**Exercise:**
Begin at the line that contains "Recreate this image", stop after the line that contains "plt.rcParams['font.family'] = ['DejaVu Sans']", and reproduce only that span, unaltered.

**Extracted information:**
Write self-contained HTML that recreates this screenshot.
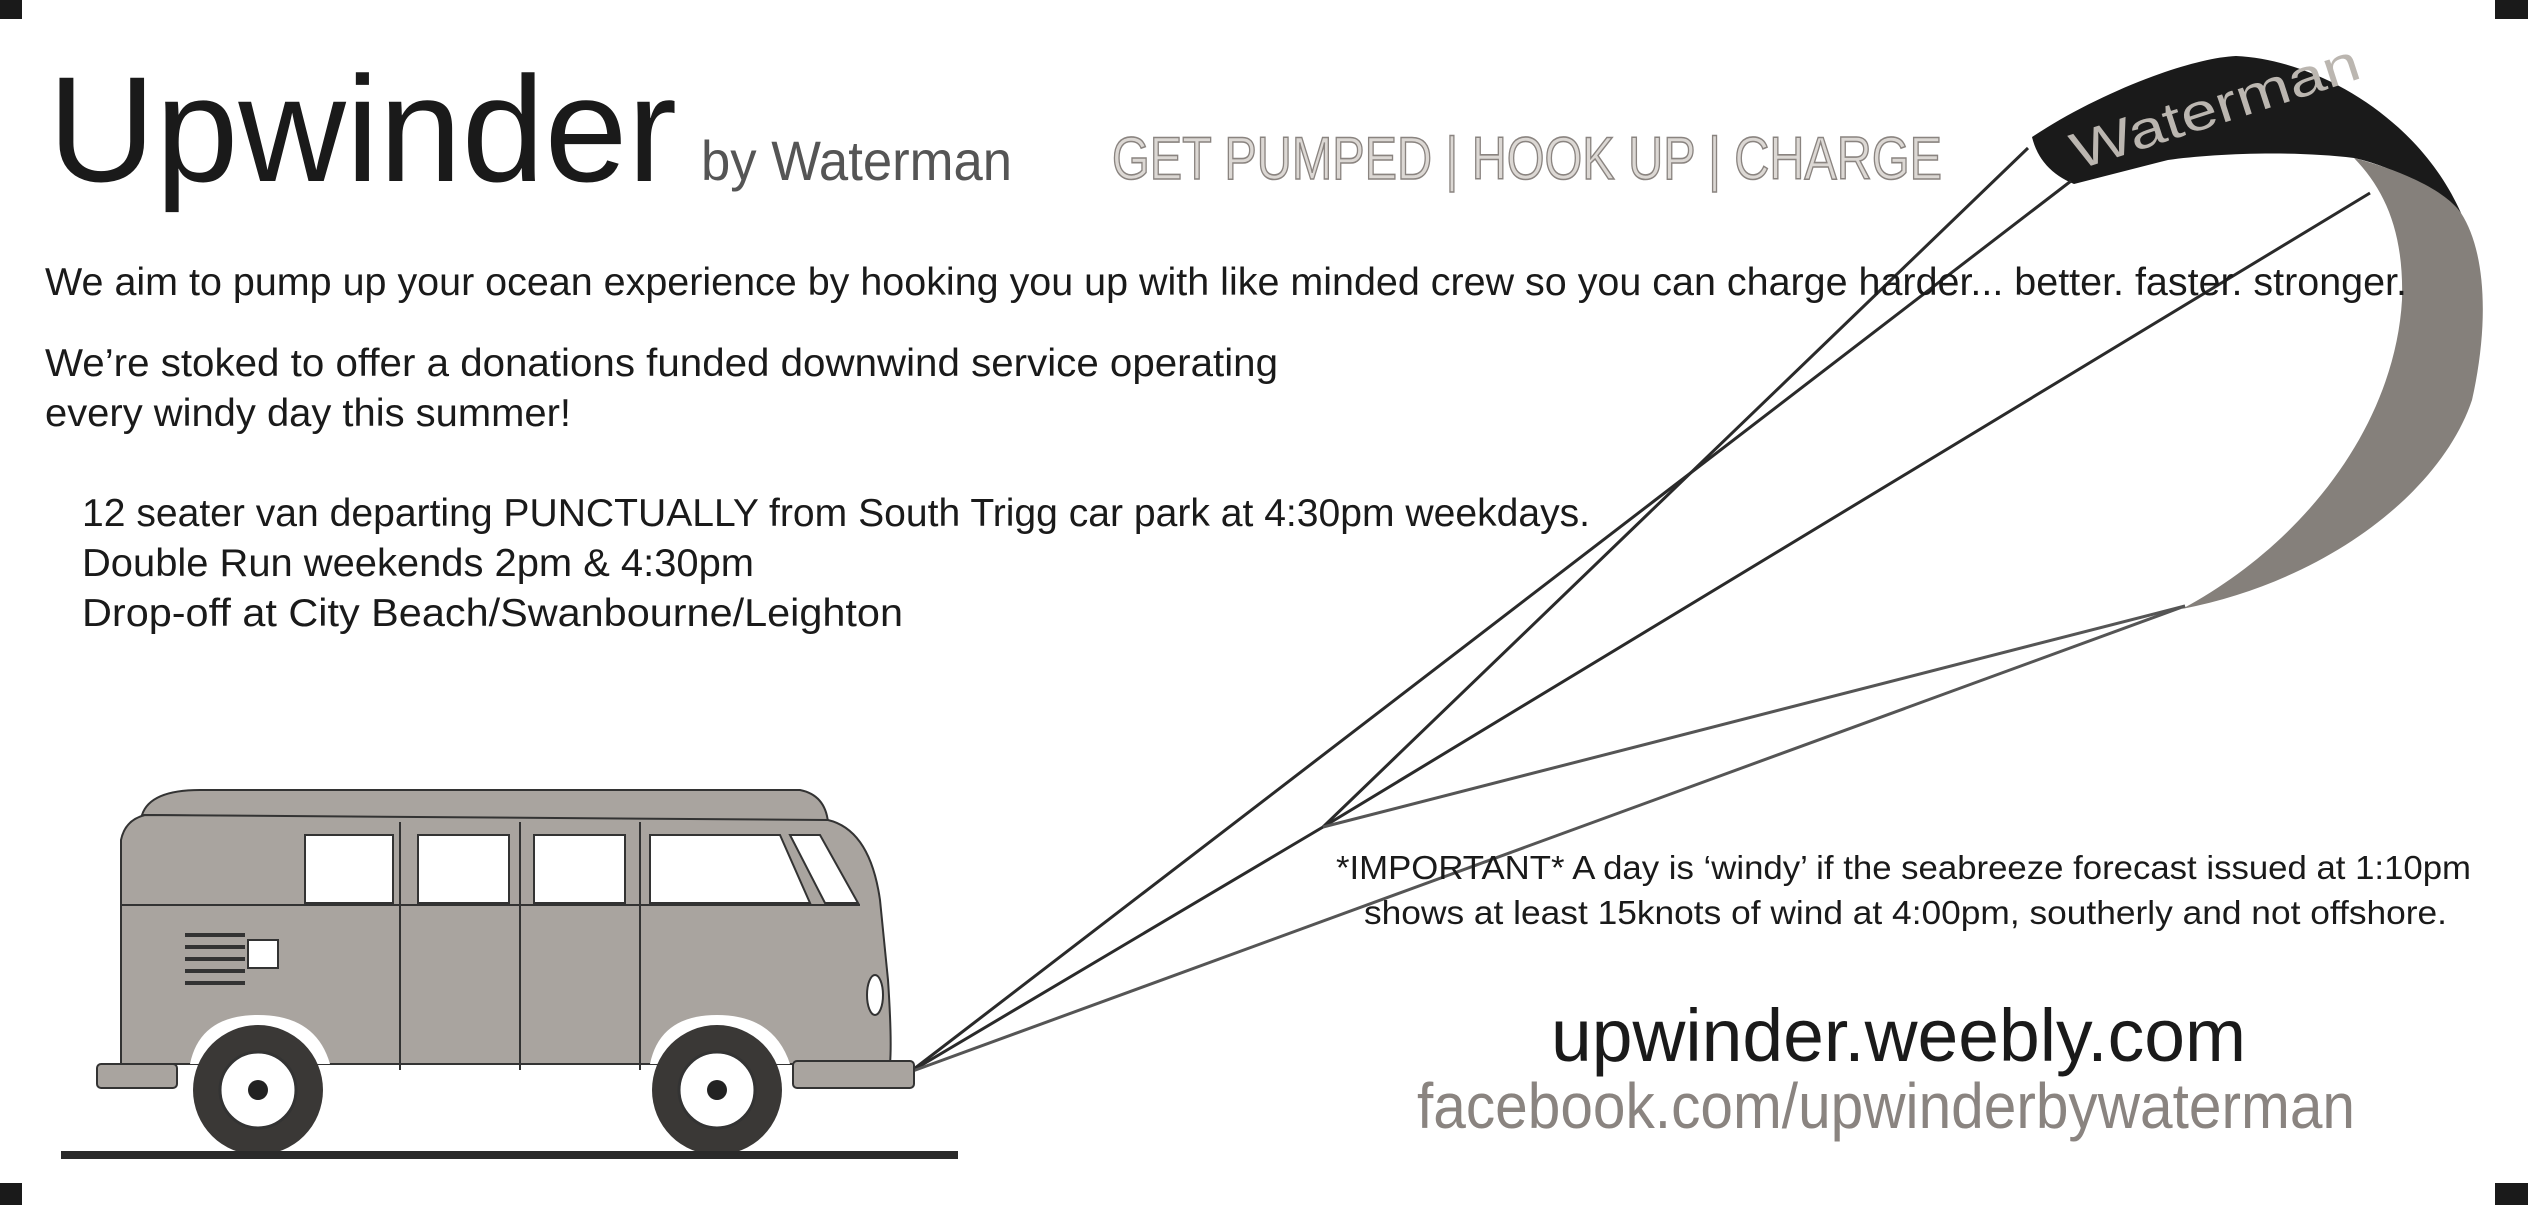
==
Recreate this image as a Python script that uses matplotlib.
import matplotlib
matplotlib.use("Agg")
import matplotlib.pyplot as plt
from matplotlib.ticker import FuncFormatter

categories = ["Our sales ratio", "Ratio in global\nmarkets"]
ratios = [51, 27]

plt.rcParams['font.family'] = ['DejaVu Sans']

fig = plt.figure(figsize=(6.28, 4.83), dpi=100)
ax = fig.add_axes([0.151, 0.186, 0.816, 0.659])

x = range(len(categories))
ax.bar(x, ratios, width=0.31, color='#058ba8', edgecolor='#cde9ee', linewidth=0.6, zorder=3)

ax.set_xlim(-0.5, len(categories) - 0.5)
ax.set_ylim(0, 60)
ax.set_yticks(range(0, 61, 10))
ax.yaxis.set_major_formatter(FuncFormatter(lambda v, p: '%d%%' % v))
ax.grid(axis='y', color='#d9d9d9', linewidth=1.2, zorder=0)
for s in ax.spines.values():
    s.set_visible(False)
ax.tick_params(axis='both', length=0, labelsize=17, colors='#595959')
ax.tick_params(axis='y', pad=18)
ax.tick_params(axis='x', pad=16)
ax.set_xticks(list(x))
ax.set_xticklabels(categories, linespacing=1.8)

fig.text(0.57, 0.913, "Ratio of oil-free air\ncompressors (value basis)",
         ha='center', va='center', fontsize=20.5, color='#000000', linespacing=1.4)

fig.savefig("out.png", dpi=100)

**Exercise answer:**
Recreate this image as a Python script that uses matplotlib.
import matplotlib
matplotlib.use("Agg")
import matplotlib.pyplot as plt
from matplotlib.ticker import FuncFormatter

categories = ["Our sales ratio", "Ratio in global\nmarkets"]
ratios = [51, 27]

plt.rcParams['font.family'] = ['DejaVu Sans']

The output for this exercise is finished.